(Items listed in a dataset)
━━━━━━━━

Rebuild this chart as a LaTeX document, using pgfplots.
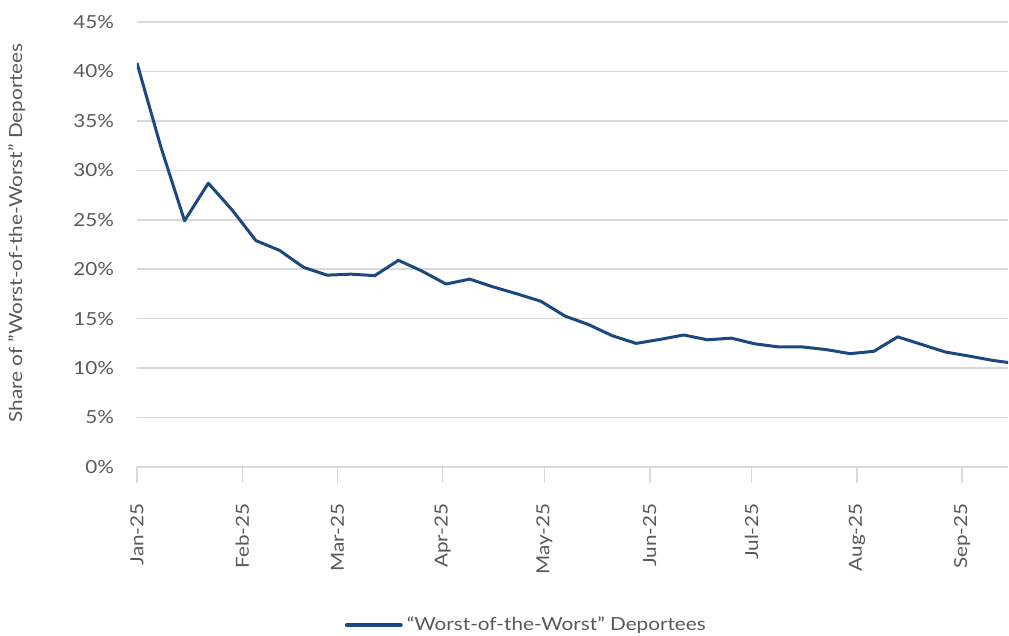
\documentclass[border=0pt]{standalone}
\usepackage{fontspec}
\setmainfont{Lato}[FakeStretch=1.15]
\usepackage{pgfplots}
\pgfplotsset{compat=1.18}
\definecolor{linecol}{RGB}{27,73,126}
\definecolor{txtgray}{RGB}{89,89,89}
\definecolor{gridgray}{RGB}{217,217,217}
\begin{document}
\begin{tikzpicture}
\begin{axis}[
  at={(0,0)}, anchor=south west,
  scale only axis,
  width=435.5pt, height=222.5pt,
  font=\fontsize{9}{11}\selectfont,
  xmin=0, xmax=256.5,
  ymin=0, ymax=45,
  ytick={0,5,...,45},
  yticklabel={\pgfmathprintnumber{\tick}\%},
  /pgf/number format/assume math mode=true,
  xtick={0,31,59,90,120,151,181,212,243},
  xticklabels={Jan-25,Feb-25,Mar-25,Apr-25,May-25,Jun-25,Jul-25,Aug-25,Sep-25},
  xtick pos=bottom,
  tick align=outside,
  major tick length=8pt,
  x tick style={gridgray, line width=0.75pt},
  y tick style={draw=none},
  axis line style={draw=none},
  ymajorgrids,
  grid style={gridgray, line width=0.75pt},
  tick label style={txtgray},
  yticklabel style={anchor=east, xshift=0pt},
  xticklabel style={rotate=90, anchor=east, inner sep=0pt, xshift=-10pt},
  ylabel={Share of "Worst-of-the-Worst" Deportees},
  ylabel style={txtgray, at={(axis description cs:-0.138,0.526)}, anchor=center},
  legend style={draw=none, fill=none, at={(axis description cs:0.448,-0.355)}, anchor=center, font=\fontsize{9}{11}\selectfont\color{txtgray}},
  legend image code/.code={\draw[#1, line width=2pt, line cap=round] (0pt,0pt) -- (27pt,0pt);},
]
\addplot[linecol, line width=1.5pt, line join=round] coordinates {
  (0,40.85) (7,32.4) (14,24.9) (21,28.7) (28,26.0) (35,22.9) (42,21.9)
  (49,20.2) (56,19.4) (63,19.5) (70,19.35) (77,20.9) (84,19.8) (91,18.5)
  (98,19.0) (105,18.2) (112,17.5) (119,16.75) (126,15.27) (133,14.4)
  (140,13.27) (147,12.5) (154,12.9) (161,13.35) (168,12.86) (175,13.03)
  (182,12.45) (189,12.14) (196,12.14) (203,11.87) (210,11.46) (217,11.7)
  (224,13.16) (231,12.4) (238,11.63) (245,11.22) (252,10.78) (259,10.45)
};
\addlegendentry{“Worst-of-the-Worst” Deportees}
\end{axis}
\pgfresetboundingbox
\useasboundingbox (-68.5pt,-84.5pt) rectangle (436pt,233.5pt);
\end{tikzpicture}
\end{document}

━━━━━━━━

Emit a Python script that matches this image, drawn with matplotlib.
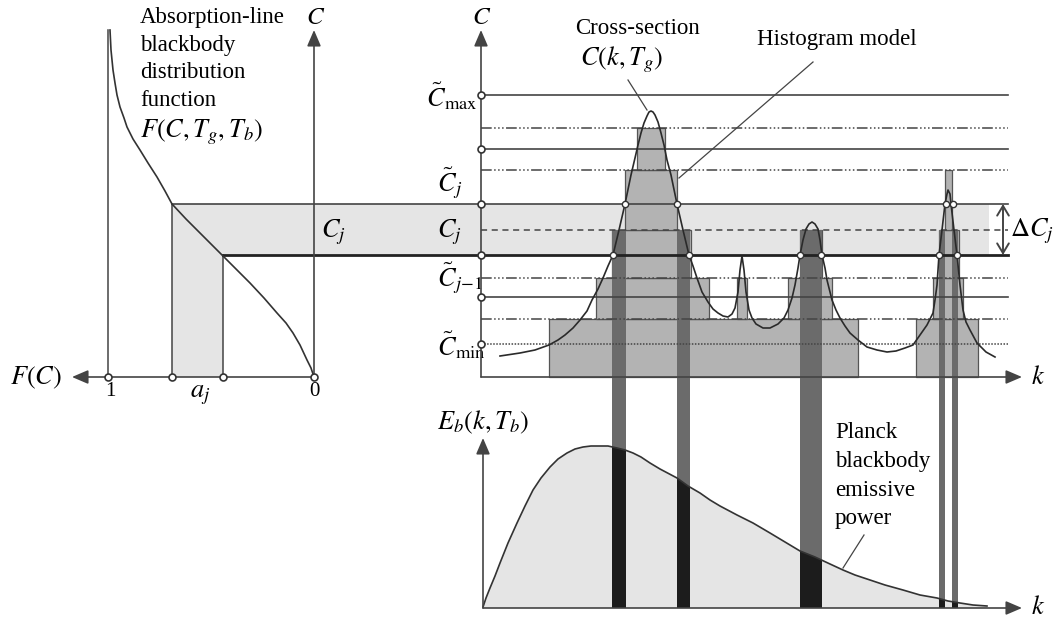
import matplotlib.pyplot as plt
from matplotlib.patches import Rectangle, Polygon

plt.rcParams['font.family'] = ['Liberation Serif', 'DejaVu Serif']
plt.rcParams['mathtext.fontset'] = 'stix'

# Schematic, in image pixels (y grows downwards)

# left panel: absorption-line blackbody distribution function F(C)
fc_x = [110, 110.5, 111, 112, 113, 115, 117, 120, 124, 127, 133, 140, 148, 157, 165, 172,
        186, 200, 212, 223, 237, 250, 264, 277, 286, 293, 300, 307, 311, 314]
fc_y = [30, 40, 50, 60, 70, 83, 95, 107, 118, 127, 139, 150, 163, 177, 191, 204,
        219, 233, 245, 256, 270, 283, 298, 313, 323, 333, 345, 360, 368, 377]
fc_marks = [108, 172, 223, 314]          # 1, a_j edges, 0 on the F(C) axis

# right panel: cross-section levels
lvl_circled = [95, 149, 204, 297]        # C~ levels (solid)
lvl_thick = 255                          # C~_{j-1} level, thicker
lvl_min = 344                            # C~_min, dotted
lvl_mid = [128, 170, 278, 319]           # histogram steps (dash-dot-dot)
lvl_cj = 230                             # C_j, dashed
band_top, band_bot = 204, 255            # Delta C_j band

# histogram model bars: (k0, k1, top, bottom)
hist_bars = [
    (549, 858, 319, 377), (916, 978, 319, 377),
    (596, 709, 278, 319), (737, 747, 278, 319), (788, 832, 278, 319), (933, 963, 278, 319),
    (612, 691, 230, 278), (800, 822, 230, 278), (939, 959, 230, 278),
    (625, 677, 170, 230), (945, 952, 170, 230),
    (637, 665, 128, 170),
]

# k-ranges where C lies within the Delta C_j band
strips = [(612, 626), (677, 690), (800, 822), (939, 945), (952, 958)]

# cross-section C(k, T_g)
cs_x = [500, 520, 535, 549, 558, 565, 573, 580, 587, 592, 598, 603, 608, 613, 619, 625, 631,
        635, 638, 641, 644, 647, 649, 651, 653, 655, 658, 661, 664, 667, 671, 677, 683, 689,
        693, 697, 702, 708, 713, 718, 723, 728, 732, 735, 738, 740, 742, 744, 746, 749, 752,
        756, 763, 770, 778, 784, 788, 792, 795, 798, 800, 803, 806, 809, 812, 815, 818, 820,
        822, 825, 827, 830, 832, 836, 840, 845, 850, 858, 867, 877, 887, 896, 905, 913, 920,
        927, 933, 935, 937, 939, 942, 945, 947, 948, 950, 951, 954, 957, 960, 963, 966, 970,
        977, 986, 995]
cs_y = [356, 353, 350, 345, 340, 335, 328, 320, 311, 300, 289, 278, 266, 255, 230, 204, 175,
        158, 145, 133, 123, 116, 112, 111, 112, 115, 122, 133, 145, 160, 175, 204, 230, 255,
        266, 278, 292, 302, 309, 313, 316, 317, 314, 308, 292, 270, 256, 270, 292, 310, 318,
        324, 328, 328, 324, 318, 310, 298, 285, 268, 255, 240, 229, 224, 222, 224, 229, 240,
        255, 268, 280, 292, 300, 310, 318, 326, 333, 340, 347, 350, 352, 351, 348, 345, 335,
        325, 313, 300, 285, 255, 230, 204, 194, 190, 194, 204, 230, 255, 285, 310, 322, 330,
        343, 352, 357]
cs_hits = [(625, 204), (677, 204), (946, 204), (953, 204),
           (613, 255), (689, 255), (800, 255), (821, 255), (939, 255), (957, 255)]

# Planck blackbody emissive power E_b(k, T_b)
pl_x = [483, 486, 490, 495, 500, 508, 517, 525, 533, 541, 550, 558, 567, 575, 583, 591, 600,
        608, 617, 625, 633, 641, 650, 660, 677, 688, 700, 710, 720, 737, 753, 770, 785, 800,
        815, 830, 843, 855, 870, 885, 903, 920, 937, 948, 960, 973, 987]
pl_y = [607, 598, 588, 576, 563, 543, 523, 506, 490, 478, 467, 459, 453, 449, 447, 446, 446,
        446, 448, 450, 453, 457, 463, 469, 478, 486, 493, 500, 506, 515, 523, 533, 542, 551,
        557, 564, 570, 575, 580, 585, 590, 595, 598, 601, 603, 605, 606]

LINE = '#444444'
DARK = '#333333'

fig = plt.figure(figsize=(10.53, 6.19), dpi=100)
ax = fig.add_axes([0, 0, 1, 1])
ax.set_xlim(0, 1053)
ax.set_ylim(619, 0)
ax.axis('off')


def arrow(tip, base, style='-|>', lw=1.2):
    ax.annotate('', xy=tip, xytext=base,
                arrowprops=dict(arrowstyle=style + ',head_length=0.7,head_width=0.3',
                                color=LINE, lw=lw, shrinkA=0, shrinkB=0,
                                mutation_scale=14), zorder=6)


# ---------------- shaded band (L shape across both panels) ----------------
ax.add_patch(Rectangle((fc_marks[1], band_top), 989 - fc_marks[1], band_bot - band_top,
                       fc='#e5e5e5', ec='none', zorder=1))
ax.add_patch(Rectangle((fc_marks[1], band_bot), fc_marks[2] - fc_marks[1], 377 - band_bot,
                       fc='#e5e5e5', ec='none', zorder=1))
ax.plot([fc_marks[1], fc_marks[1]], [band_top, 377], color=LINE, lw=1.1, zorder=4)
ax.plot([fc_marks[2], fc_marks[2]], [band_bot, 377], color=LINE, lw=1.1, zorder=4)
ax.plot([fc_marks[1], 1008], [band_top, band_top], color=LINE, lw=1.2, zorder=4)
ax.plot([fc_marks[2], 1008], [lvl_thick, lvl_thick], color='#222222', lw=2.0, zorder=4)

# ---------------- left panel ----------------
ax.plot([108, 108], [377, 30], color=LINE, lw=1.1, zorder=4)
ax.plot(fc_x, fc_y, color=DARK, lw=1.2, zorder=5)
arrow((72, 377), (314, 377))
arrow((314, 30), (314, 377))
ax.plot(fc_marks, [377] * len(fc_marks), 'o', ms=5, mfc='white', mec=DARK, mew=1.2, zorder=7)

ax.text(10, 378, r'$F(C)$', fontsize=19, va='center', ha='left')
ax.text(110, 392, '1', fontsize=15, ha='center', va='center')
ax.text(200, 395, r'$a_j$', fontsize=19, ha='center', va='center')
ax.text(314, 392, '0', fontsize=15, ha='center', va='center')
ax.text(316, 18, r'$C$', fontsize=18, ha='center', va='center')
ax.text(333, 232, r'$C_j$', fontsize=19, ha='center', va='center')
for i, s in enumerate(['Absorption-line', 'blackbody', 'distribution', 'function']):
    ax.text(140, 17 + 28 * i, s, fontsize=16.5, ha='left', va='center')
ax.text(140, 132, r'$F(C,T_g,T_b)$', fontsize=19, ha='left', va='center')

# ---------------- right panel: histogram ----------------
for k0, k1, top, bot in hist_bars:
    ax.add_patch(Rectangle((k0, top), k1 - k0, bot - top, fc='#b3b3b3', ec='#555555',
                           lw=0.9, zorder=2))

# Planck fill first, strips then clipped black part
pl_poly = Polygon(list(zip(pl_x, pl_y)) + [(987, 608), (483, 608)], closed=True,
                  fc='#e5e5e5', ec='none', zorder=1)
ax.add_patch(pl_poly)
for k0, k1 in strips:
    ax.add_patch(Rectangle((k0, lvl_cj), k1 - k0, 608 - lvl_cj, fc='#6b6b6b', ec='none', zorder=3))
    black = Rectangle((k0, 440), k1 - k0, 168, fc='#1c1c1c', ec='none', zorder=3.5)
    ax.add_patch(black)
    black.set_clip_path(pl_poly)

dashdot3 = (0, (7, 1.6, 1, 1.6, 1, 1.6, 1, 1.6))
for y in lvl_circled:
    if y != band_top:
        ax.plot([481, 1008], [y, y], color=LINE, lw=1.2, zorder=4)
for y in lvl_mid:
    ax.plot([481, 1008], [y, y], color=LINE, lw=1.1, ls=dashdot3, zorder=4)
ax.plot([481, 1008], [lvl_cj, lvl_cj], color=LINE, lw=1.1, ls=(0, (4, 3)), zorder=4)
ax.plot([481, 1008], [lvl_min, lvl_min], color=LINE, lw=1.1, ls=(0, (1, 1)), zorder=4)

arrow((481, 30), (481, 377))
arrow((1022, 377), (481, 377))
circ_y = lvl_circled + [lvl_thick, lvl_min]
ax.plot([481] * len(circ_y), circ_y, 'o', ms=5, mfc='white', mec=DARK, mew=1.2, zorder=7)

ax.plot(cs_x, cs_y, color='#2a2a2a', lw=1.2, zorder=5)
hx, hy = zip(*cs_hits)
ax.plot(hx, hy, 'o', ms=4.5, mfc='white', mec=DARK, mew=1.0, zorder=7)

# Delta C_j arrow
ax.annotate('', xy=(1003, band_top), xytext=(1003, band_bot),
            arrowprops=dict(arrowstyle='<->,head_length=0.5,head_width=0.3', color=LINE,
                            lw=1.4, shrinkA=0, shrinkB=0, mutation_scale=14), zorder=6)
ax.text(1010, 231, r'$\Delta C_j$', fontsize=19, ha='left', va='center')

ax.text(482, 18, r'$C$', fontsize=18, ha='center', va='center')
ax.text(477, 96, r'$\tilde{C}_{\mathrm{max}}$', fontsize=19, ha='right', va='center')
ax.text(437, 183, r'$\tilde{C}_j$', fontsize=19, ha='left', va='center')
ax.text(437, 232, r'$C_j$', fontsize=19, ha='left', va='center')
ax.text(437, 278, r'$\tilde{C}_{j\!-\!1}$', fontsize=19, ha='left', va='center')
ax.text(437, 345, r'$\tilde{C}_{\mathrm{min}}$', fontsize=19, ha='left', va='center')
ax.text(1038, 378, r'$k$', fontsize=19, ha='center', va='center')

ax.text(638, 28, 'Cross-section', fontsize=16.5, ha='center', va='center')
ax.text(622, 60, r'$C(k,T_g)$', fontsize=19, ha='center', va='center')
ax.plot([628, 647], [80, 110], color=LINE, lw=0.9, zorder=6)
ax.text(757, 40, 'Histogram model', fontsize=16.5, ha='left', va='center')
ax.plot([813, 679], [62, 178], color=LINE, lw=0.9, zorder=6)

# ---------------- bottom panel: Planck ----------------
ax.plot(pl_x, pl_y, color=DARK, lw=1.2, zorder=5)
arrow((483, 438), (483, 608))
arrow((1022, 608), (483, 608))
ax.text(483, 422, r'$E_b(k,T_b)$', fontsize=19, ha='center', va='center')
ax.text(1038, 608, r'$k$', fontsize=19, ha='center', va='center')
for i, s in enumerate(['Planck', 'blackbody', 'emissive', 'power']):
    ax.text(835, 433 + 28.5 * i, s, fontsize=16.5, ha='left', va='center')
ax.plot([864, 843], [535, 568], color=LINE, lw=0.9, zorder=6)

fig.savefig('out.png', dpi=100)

━━━━━━━━

- _Work to be completed_
Locate the word "image" in the data above. Copy every line carrying it.

- _Completed exercise_
  legend image code/.code={\draw[#1, line width=2pt, line cap=round] (0pt,0pt) -- (27pt,0pt);},
Emit a Python script that matches this image, drawn with matplotlib.
# Schematic, in image pixels (y grows downwards)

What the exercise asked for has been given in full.